Questions à Camille Desforges, médecin en soins palliatifs

Camille Desforges, médecin en soins palliatifs

Poitevin d’origine, Camille Desforges a suivi son cursus universitaire à Poitiers. Il intègre le service de soins palliatifs du CHU d’abord comme assistant, puis en tant que praticien hospitalier depuis un an. Formé en médecine générale, il s’est spécialisé en passant un diplôme d'étude spécialisée complémentaire en soins palliatifs et médecine de la douleur, complété par un diplôme interuniversitaire en soins oncologiques de support (Paris Descartes) et une capacité douleur, qu’il termine cette année.

Vous définissez les soins palliatifs comme une médecine avant tout humaniste et éthique.
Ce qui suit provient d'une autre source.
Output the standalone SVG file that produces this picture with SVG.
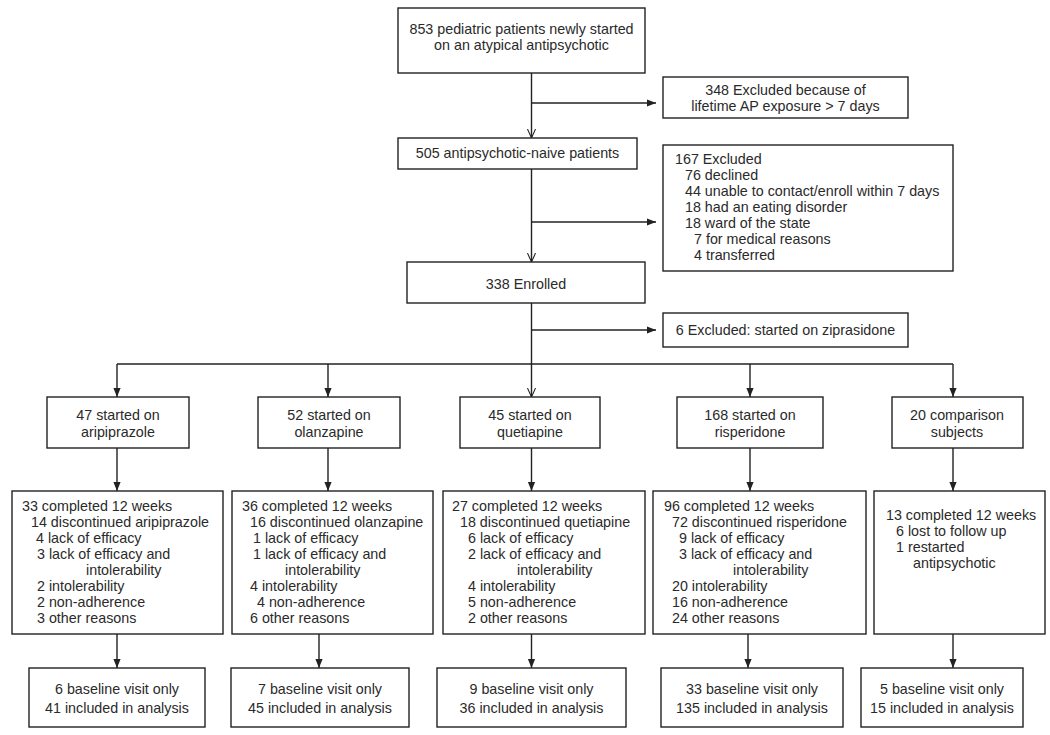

Pouvez-vous nous expliquer pourquoi ?
Pendant mon internat, j’ai longtemps hésité entre la médecine palliative et la médecine carcérale. Deux disciplines bien différentes mais qui présentent un point de convergence essentiel : celui d’appréhender la maladie à travers le prisme du malade – et non le malade à travers le prisme de la maladie – en s’intéressant autant à la personne, son histoire de vie, son environnement, qu’à ses symptômes… lorsque les spécialités d’organe s’intéressent, de façon complémentaire, à la technicité et à la performance, qui sont par ailleurs nécessaires. Et puis, à force de repousser les limites de la médecine, nous avons créé des situations de plus en plus complexes, qui soulèvent de nouveaux questionnements éthiques et impliquent une réflexion collégiale et posée. L’équipe mobile de soins palliatifs est de plus en plus sollicitée par les autres services de l’hôpital (ORL neurologie, gériatrie, etc.) pour une aide à la décision éthique. Cela demande de prendre du temps avec le patient, sa famille et les soignants, un temps que les équipes n’ont pas forcément.
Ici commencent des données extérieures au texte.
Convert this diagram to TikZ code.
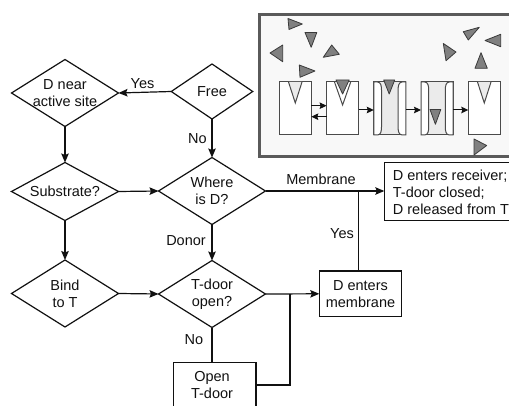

La médecine palliative est donc une médecine sur la durée, qui nécessite une réflexion à la croisée des spécialités. Parvenez-vous à répondre à toutes les demandes ?
Si les soins palliatifs s’adressent à tout patient souffrant d’une maladie grave et incurable, l’unité de soins palliatifs s’adresse à ceux d’entre eux qui se trouvent dans une situation dite « complexe » du fait de symptômes réfractaires, de problèmes familiaux, de souffrance morale et/ou de dilemmes éthiques. C’est la multiplicité de ces critères qui fondent la complexité, critère d’admission principal. Il n’y a que dix lits de ce type pour le département de la Vienne et même au-delà. Avec l’équipe mobile, nous intervenons également dans les autres services de l’hôpital, mais il reste une forte demande du domicile et des Ehpad que sous aimerions pouvoir combler. La réouverture à la rentrée du DIU accompagnement et soins palliatifs, dont j’ai rejoint de comité pédagogique, va permettre de répondre pour partie à cette demande en formant des médecins et des soignants qui interviendront hors de l’hôpital. Nous travaillons aussi sur les alternatives à l’hospitalisation, qui concernent surtout des patients qui se retrouvent dans une impasse sociale. Il pourrait s’agir d’accueil familial pour personnes isolées ou d’appartements de coordination thérapeutique, nous sommes en attente de terrains d’expérimentation.

Quels liens entretenez-vous avec l’espace régional de réflexion éthique ?
Je fais partie du groupe de soutien et à ce titre je participe à l’organisation des manifestations (cafés, journées éthiques), ainsi qu’à la consultation d’éthique. Je souhaite poursuivre ma contribution aux travaux de recherche, comme c’est le cas actuellement sur les directives anticipées par exemple.

Regrettez-vous que le projet de loi Claeys-Leonetti sur la fin de vie n’ait pas pu aboutir en juin dernier suite à son rejet par le Sénat ?
Je reste convaincu que cette loi verra le jour, bien que je trouve la loi actuelle suffisante au vu des pratiques existantes en soins palliatifs. Selon moi, on ne peut traiter toutes les situations particulières dans une loi, et à vouloir imposer un cadre trop précis, on risque de se priver d’une réflexion collégiale toujours subtile, s’intéressant à la singularité de chaque situation, qui fait toute la richesse des soins palliatifs. Cette proposition de loi répond surtout à une demande forte de la société de replacer le malade au coeur de la décision, souvent par méconnaissance des textes existants. Je souhaite que les décisions de limitation de traitement et/ou de sédation profonde ne soient pas seulement la réponse à une procédure légale, et que l’expertise des équipes mobiles de soins palliatifs continue d’être sollicitée pour de vraies délibérations collégiales et constructives.